Stated task: In the entries below, which lines run from the one containing "Clone this diagram in TikZ." to the one containing "(0,0) rectangle (1165,413);"? Copy exactly those lines, ends included, and no others.

Provided data:

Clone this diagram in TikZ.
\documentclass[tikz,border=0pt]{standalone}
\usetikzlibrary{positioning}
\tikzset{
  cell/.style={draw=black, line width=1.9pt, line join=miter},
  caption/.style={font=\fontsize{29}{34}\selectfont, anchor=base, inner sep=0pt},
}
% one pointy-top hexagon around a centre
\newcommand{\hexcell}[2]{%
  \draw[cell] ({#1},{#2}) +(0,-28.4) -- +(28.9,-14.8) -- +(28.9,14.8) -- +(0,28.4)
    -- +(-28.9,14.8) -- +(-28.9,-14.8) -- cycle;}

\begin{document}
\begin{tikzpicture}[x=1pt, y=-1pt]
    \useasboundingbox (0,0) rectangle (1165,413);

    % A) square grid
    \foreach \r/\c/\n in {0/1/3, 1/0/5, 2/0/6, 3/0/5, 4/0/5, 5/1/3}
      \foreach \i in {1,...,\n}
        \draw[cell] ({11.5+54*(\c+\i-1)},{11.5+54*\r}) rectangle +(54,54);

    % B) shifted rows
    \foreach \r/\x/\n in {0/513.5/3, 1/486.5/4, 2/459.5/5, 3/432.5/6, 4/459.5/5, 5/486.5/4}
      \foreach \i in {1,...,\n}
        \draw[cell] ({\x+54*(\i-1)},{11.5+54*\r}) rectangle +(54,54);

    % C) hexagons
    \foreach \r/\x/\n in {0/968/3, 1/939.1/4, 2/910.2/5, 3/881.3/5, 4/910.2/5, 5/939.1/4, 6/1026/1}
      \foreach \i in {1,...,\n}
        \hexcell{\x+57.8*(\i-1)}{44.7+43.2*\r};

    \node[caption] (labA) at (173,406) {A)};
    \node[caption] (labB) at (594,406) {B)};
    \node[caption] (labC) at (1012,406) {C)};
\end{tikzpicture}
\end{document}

--

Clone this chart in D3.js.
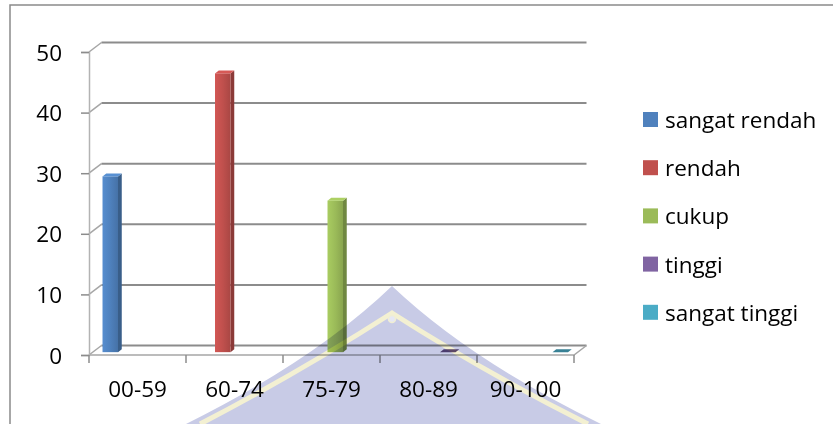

* * *

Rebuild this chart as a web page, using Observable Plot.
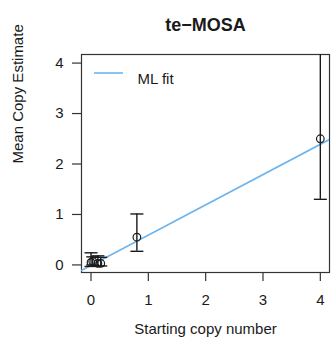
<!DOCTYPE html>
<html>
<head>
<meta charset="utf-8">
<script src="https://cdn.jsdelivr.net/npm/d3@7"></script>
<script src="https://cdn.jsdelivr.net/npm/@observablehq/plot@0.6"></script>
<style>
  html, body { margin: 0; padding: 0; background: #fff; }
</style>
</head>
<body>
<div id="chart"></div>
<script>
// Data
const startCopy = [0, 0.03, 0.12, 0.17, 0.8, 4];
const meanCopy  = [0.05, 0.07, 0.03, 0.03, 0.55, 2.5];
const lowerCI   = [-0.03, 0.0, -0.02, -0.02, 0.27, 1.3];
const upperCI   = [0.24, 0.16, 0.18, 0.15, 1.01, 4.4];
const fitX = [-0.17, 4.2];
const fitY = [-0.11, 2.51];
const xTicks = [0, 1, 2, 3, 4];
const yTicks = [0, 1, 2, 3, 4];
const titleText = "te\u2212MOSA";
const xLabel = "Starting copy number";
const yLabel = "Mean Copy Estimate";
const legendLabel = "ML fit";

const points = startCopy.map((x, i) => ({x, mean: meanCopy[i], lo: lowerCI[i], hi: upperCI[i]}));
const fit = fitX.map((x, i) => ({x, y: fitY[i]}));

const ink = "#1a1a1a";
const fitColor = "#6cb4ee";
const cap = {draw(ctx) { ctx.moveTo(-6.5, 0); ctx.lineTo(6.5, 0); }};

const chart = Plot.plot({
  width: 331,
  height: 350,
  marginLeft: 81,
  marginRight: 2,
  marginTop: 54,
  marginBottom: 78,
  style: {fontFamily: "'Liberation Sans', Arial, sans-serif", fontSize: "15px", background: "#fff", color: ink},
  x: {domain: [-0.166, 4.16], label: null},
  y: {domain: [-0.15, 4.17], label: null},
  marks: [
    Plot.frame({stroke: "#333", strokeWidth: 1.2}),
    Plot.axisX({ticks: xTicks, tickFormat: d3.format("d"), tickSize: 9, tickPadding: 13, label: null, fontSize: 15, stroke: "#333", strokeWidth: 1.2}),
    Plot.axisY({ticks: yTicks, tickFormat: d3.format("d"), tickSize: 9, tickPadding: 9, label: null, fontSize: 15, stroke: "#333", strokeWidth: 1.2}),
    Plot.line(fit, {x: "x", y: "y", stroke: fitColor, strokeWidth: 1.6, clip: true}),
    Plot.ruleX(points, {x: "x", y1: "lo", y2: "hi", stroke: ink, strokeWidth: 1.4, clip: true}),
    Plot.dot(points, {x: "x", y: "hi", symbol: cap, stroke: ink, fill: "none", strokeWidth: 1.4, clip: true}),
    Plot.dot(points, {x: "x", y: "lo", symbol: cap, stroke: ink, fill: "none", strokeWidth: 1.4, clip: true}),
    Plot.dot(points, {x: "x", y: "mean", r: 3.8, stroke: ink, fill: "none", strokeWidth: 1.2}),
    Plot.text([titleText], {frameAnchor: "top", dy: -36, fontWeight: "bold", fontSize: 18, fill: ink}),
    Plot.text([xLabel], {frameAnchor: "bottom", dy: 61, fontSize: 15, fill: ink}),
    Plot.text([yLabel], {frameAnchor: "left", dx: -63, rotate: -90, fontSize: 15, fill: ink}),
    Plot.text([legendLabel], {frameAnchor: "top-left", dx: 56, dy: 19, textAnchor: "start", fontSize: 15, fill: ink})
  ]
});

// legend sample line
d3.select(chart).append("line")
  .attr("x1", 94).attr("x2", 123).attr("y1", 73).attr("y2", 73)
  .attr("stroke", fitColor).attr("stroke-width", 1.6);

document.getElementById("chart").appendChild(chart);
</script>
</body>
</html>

Response:
Clone this diagram in TikZ.
\documentclass[tikz,border=0pt]{standalone}
\usetikzlibrary{positioning}
\tikzset{
  cell/.style={draw=black, line width=1.9pt, line join=miter},
  caption/.style={font=\fontsize{29}{34}\selectfont, anchor=base, inner sep=0pt},
}
% one pointy-top hexagon around a centre
\newcommand{\hexcell}[2]{%
  \draw[cell] ({#1},{#2}) +(0,-28.4) -- +(28.9,-14.8) -- +(28.9,14.8) -- +(0,28.4)
    -- +(-28.9,14.8) -- +(-28.9,-14.8) -- cycle;}

\begin{document}
\begin{tikzpicture}[x=1pt, y=-1pt]
    \useasboundingbox (0,0) rectangle (1165,413);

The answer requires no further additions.